You set a hydration reminder for 10:00 every morning. For the first week it works great. By week three, the Telegram ping barely registers. You dismiss it on autopilot and forget to actually drink the water.
This is alarm fatigue — your brain's predictive machinery learns the exact timing and pre-emptively tunes out the signal before it even arrives. It's the same reason you stop noticing the hum of your air conditioner.
The fix: randomness within a range
Random-window reminders fire at a different time within a defined window each occurrence. Instead of always at 10:00, Whisp might ping you at 9:47 today, 10:22 tomorrow, and 10:03 the day after — all within a 9:30–10:30 window you define.
Because you can't predict the exact moment, your brain can't pre-tune it out.
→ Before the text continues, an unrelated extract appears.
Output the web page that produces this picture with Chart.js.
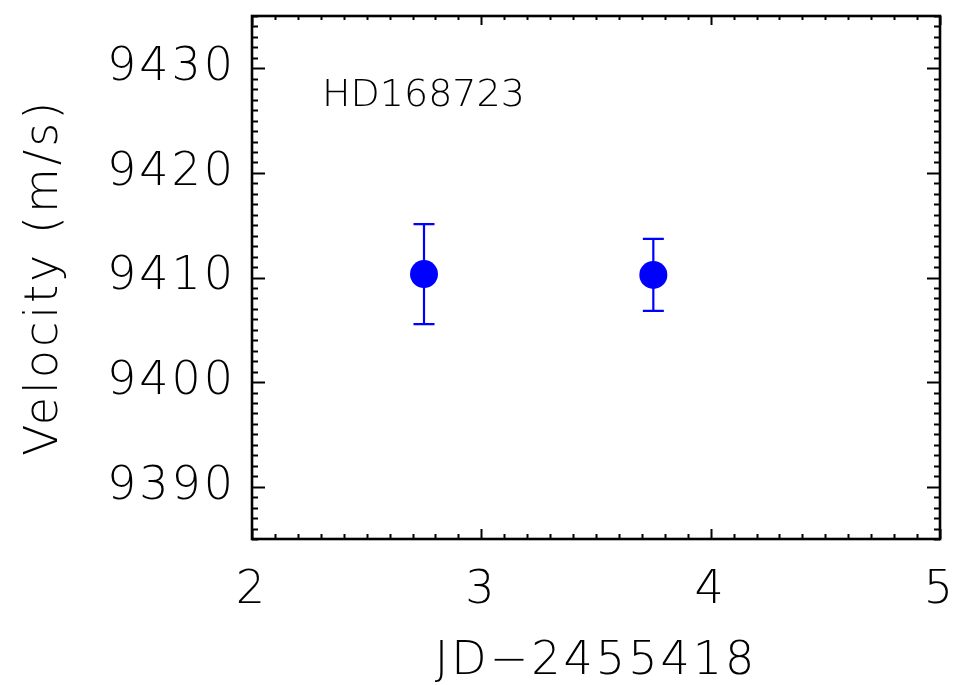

The reminder lands with the same cognitive weight it did on day one.
What it's good for
- Hydration — drink water "sometime mid-morning" not "at exactly 10:00"
- Posture / stretch breaks — a randomised prompt every 60–90 minutes throughout the work day
- Mindfulness — a pause-and-breathe prompt that doesn't feel mechanical
- Review habits — a daily "check your inbox" or "review your notes" that stays surprising
How to set one in Whisp
In the web dashboard, create a reminder and choose Random window as the schedule type. Set your start and end times and pick the days you want it active. Whisp picks a fresh random time within that window for each occurrence.
You can also set multiple random windows in a single reminder — for example, one mid-morning and one mid-afternoon — to get natural-feeling prompts throughout the day without mechanical precision.
Give it a week. Your habits will thank you.